July 21, 2010, 10:48 AM — If there's one technology that can greatly improve computing environments of any size, it's virtualization. By using a single physical server to run many virtual servers, you can decrease operational costs and get far more bang for your buck. Whether your company is a 2-server or 2000-server shop, you can benefit from server virtualization in a variety of ways. The best part? You can do it cheaply and easily.
The reasons to virtualize even a small infrastructure come down to ease of administration and cost reductions. Cost reductions come from cutting down the number of physical servers, thus reducing the power and cooling requirements, but they also come in the form of greatly reduced expansion. Rather than having to purchase new hardware to support a new business application, all you need to do is add a new virtual server.

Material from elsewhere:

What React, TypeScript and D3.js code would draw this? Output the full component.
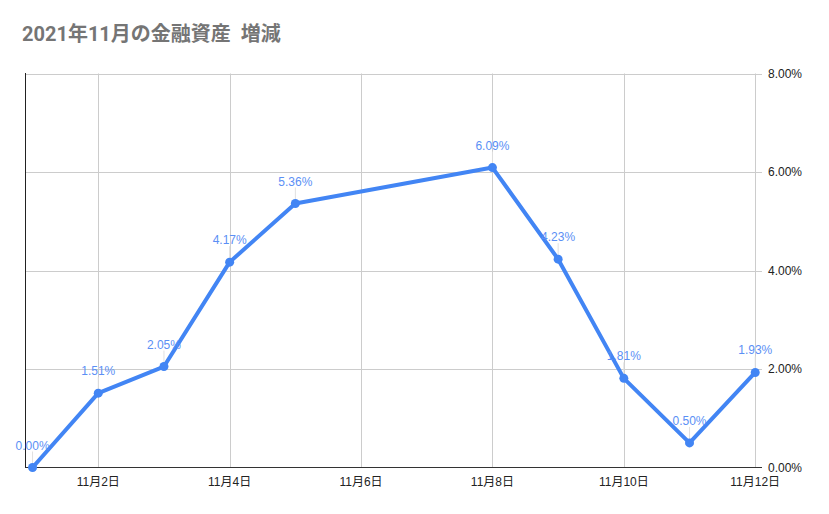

If your business has only a single server, virtualization isn't likely to buy you much, but if you have more than two servers or if you plan on expanding anytime soon, virtualization can likely make a difference.

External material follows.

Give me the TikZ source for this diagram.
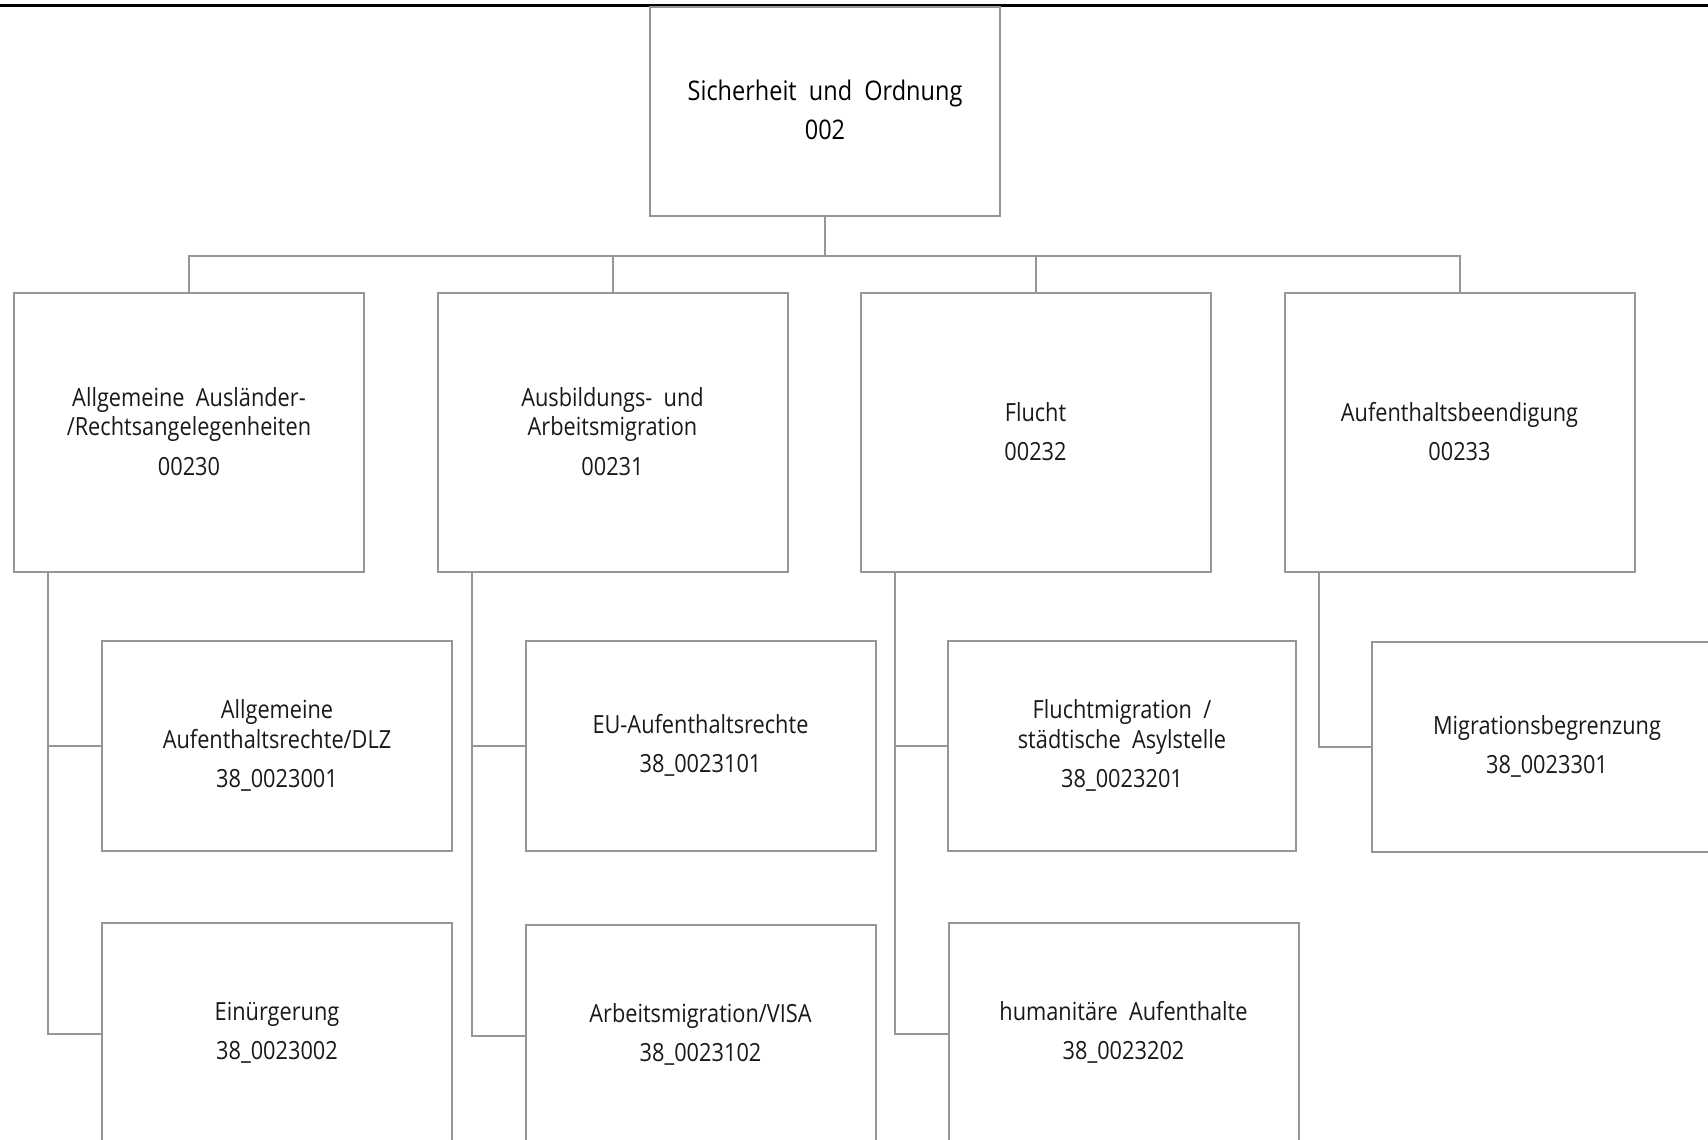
\documentclass[tikz,border=0pt]{standalone}
\usepackage{fontspec}
\setmainfont{Open Sans}[FakeStretch=0.87]
\definecolor{linegray}{RGB}{150,150,150}
\newcommand{\boxtext}[2]{\raisebox{#1}[\height][\depth]{\begin{tabular}{@{}c@{}}#2\end{tabular}}}
\begin{document}
\begin{tikzpicture}[x=0.5pt,y=-0.5pt,
  box/.style={draw=linegray,line width=1pt,rectangle,minimum width=175pt,inner sep=0pt,align=center,
    font=\fontsize{12.5}{14.7}\selectfont,text=black!90},
  topbox/.style={box,minimum height=104.5pt,text=black,font=\fontsize{13.5}{14.7}\selectfont},
  lone/.style={box,minimum height=139.5pt},
  subone/.style={box,minimum height=105pt},
  subtwo/.style={box,minimum height=111pt},
  conn/.style={draw=linegray,line width=1pt}]
\clip (0,0) rectangle (1708,1140);
\fill[white] (0,0) rectangle (1708,1140);
\draw[line width=1.3pt] (0,5.7) -- (1708,5.7);

\node[topbox] (top) at (825,111.5) {\boxtext{-1.4pt}{Sicherheit\ \ und\ \ Ordnung\\[4.8pt]002}};
\coordinate (bus) at (825,256);

\node[lone] (b1) at (189,432.5) {\boxtext{-1.2pt}{Allgemeine\ \ Ausländer-\\/Rechtsangelegenheiten\\[5pt]00230}};
\node[lone] (b2) at (612.5,432.5) {\boxtext{-1.2pt}{Ausbildungs-\ \ und\\Arbeitsmigration\\[5pt]00231}};
\node[lone] (b3) at (1035.5,432.5) {\boxtext{-1.2pt}{Flucht\\[5pt]00232}};
\node[lone] (b4) at (1459.5,432.5) {\boxtext{-1.2pt}{Aufenthaltsbeendigung\\[5pt]00233}};

\node[subone] (s11) at (277,746) {\boxtext{-0.6pt}{Allgemeine\\Aufenthaltsrechte/DLZ\\[5pt]38\_0023001}};
\node[subone] (s21) at (700.5,746) {\boxtext{-0.6pt}{EU-Aufenthaltsrechte\\[5pt]38\_0023101}};
\node[subone,minimum width=173.75pt] (s31) at (1122,746) {\boxtext{-0.6pt}{Fluchtmigration\ \ /\\städtische\ \ Asylstelle\\[5pt]38\_0023201}};
\node[subone] (s41) at (1547,747) {\boxtext{-0.6pt}{Migrationsbegrenzung\\[5pt]38\_0023301}};

\node[subtwo] (s12) at (277,1034) {\boxtext{-0.2pt}{Einürgerung\\[5pt]38\_0023002}};
\node[subtwo] (s22) at (700.5,1036) {\boxtext{-0.2pt}{Arbeitsmigration/VISA\\[5pt]38\_0023102}};
\node[subtwo] (s32) at (1123.5,1034) {\boxtext{-0.2pt}{humanitäre\ \ Aufenthalte\\[5pt]38\_0023202}};

\draw[conn] (top.south) -- (bus);
\foreach \b in {b1,b2,b3,b4} {\draw[conn] (\b.north) |- (bus);}

\draw[conn] ([xshift=17.5pt]b1.south west) |- (s11.west);
\draw[conn] ([xshift=17.5pt]b1.south west) |- (s12.west);
\draw[conn] ([xshift=17.5pt]b2.south west) |- (s21.west);
\draw[conn] ([xshift=17.5pt]b2.south west) |- (s22.west);
\draw[conn] ([xshift=17.5pt]b3.south west) |- (s31.west);
\draw[conn] ([xshift=17.5pt]b3.south west) |- (s32.west);
\draw[conn] ([xshift=17.5pt]b4.south west) |- (s41.west);
\end{tikzpicture}
\end{document}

It's impossible to purchase a server today that isn't multicore, but many small-business server requirements simply don't call for that much horsepower. The end result is a relatively expensive server that does very little but still consumes power and generates heat. That's why using a multicore server--that is, a server that has 4, 6, or 12 processing cores on a single CPU--to host several virtual servers makes sense, no matter what size your company is.
The Host Server
The key to successfully virtualizing servers in a smaller environment starts with the physical host server, the box that will run multiple virtual servers. Even though this one server will be responsible for hosting possibly dozens of virtual servers, it will require far fewer CPU resources than you might assume.

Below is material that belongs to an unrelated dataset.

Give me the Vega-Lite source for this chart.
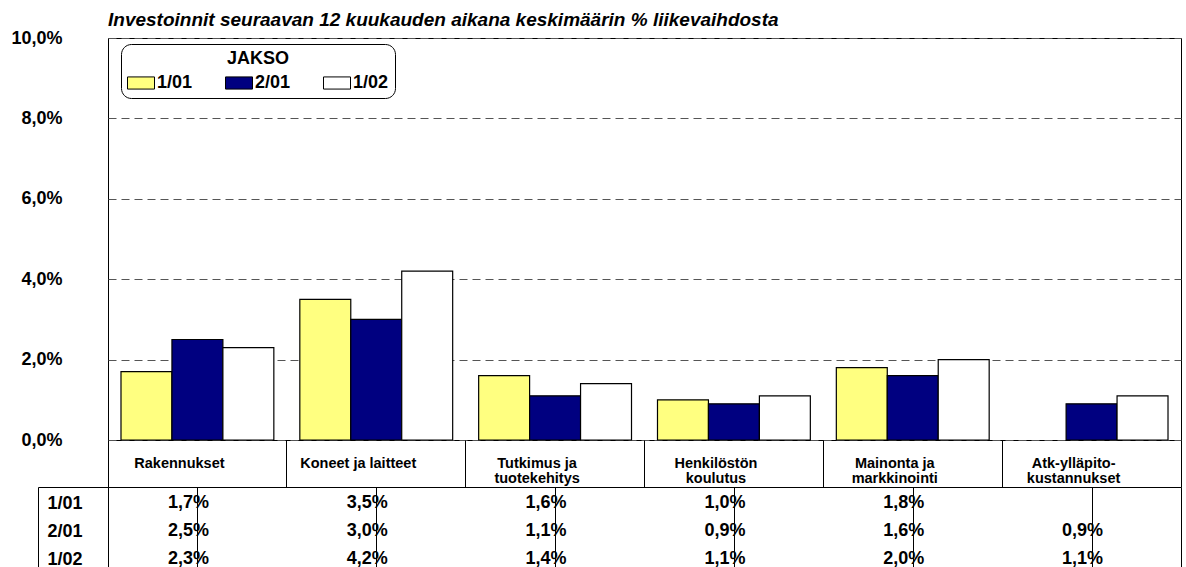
{
  "$schema": "https://vega.github.io/schema/vega-lite/v6.json",
  "background": "white",
  "padding": {"left": 10, "top": 10, "right": 2, "bottom": 0},
  "config": {
    "locale": {"number": {"decimal": ",", "thousands": " ", "grouping": [3], "currency": ["", " €"]}},
    "font": "Liberation Sans",
    "view": {"stroke": "black", "strokeWidth": 1}
  },
  "datasets": {
    "inv": [
      {"kohde": "Rakennukset", "jakso": "1/01", "osuus": 0.017},
      {"kohde": "Rakennukset", "jakso": "2/01", "osuus": 0.025},
      {"kohde": "Rakennukset", "jakso": "1/02", "osuus": 0.023},
      {"kohde": "Koneet ja laitteet", "jakso": "1/01", "osuus": 0.035},
      {"kohde": "Koneet ja laitteet", "jakso": "2/01", "osuus": 0.030},
      {"kohde": "Koneet ja laitteet", "jakso": "1/02", "osuus": 0.042},
      {"kohde": "Tutkimus ja tuotekehitys", "jakso": "1/01", "osuus": 0.016},
      {"kohde": "Tutkimus ja tuotekehitys", "jakso": "2/01", "osuus": 0.011},
      {"kohde": "Tutkimus ja tuotekehitys", "jakso": "1/02", "osuus": 0.014},
      {"kohde": "Henkilöstön koulutus", "jakso": "1/01", "osuus": 0.010},
      {"kohde": "Henkilöstön koulutus", "jakso": "2/01", "osuus": 0.009},
      {"kohde": "Henkilöstön koulutus", "jakso": "1/02", "osuus": 0.011},
      {"kohde": "Mainonta ja markkinointi", "jakso": "1/01", "osuus": 0.018},
      {"kohde": "Mainonta ja markkinointi", "jakso": "2/01", "osuus": 0.016},
      {"kohde": "Mainonta ja markkinointi", "jakso": "1/02", "osuus": 0.020},
      {"kohde": "Atk-ylläpito-kustannukset", "jakso": "2/01", "osuus": 0.009},
      {"kohde": "Atk-ylläpito-kustannukset", "jakso": "1/02", "osuus": 0.011}
    ]
  },
  "spacing": 47,
  "bounds": "flush",
  "vconcat": [
    {
      "width": 1073,
      "height": 402,
      "title": {
        "text": "Investoinnit seuraavan 12 kuukauden aikana keskimäärin % liikevaihdosta",
        "anchor": "start",
        "frame": "group",
        "fontSize": 19,
        "fontWeight": "bold",
        "fontStyle": "italic",
        "color": "black",
        "offset": -1
      },
      "data": {"name": "inv"},
      "mark": {"type": "bar", "stroke": "black", "strokeWidth": 1.2},
      "encoding": {
        "x": {
          "field": "kohde",
          "type": "nominal",
          "sort": ["Rakennukset", "Koneet ja laitteet", "Tutkimus ja tuotekehitys", "Henkilöstön koulutus", "Mainonta ja markkinointi", "Atk-ylläpito-kustannukset"],
          "scale": {
            "domain": ["Rakennukset", "Koneet ja laitteet", "Tutkimus ja tuotekehitys", "Henkilöstön koulutus", "Mainonta ja markkinointi", "Atk-ylläpito-kustannukset"],
            "paddingInner": 0,
            "paddingOuter": 0
          },
          "axis": {
            "title": null,
            "labelAngle": 0,
            "domain": false,
            "bandPosition": 1,
            "tickExtra": true,
            "tickSize": 47,
            "tickColor": "black",
            "tickWidth": 1,
            "labelPadding": -31,
            "labelOffset": -18,
            "labelFontSize": 14.5,
            "labelFontWeight": "bold",
            "labelColor": "black",
            "labelBaseline": "top",
            "labelLineHeight": 15,
            "labelLimit": 300,
            "labelExpr": "datum.label == 'Tutkimus ja tuotekehitys' ? ['Tutkimus ja', 'tuotekehitys'] : datum.label == 'Henkilöstön koulutus' ? ['Henkilöstön', 'koulutus'] : datum.label == 'Mainonta ja markkinointi' ? ['Mainonta ja', 'markkinointi'] : datum.label == 'Atk-ylläpito-kustannukset' ? ['Atk-ylläpito-', 'kustannukset'] : datum.label"
          }
        },
        "xOffset": {
          "field": "jakso",
          "type": "nominal",
          "scale": {"domain": ["1/01", "2/01", "1/02"], "paddingInner": 0, "paddingOuter": 0.255}
        },
        "y": {
          "field": "osuus",
          "type": "quantitative",
          "scale": {"domain": [0, 0.1], "nice": false},
          "axis": {
            "title": null,
            "format": ".1%",
            "values": [0, 0.02, 0.04, 0.06, 0.08, 0.1],
            "grid": true,
            "gridDash": [8, 5],
            "gridColor": "#555555",
            "gridWidth": 1,
            "ticks": false,
            "domain": false,
            "labelPadding": 46,
            "labelFontSize": 18,
            "labelFontWeight": "bold",
            "labelColor": "black"
          }
        },
        "color": {
          "field": "jakso",
          "type": "nominal",
          "scale": {"domain": ["1/01", "2/01", "1/02"], "range": ["#FFFF80", "#000080", "#FFFFFF"]},
          "legend": {
            "orient": "none",
            "legendX": 13,
            "legendY": 6,
            "direction": "horizontal",
            "columns": 3,
            "title": "JAKSO",
            "titleAnchor": "middle",
            "titleFontSize": 18,
            "titleFontWeight": "bold",
            "titleColor": "black",
            "titlePadding": 1,
            "labelFontSize": 18,
            "labelFontWeight": "bold",
            "labelColor": "black",
            "labelOffset": 2,
            "columnPadding": 30,
            "symbolType": "M-1,-0.45L1,-0.45L1,0.45L-1,0.45Z",
            "symbolSize": 729,
            "symbolStrokeColor": "black",
            "symbolStrokeWidth": 1,
            "symbolOpacity": 1,
            "strokeColor": "black",
            "cornerRadius": 10,
            "fillColor": "white",
            "padding": 6
          }
        }
      }
    },
    {
      "width": 1073,
      "height": 84,
      "data": {"name": "inv"},
      "mark": {"type": "text", "fontSize": 18, "fontWeight": "bold", "color": "black", "dx": -9, "dy": 2},
      "encoding": {
        "x": {
          "field": "kohde",
          "type": "nominal",
          "sort": ["Rakennukset", "Koneet ja laitteet", "Tutkimus ja tuotekehitys", "Henkilöstön koulutus", "Mainonta ja markkinointi", "Atk-ylläpito-kustannukset"],
          "scale": {
            "domain": ["Rakennukset", "Koneet ja laitteet", "Tutkimus ja tuotekehitys", "Henkilöstön koulutus", "Mainonta ja markkinointi", "Atk-ylläpito-kustannukset"],
            "paddingInner": 0,
            "paddingOuter": 0
          },
          "axis": {
            "title": null,
            "labels": false,
            "ticks": false,
            "domain": false,
            "grid": true,
            "bandPosition": 1,
            "tickExtra": true,
            "gridColor": "black",
            "gridWidth": 1
          }
        },
        "y": {
          "field": "jakso",
          "type": "nominal",
          "scale": {"domain": ["1/01", "2/01", "1/02"], "paddingInner": 0, "paddingOuter": 0},
          "axis": {
            "title": null,
            "offset": 70,
            "domain": true,
            "domainColor": "black",
            "domainWidth": 1,
            "ticks": true,
            "tickSize": -70,
            "tickOffset": -14,
            "tickColor": "black",
            "tickWidth": 1,
            "tickOpacity": {"condition": {"test": "datum.value === '1/01'", "value": 1}, "value": 0},
            "labelOffset": 16,
            "labelAlign": "left",
            "labelPadding": 61,
            "labelFontSize": 18,
            "labelFontWeight": "bold",
            "labelColor": "black"
          }
        },
        "text": {"field": "osuus", "type": "quantitative", "format": ".1%"}
      }
    }
  ]
}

Depending on the virtualization software in use--VMware, Microsoft's Hyper-V, Citrix XenServer, or another package--you will likely be able to run a surprising number of virtual servers on a four- or six-core CPU. The reason is that generally most servers run near idle a significant portion of the time. When they are tasked with work, their resources tend to be spread out among the RAM, CPU, disk, and network input/output, with only a subset of the virtual servers actually requiring significant CPU resources. By taking advantage of this law of averages, you can consolidate a considerable number of physical servers onto a single host server.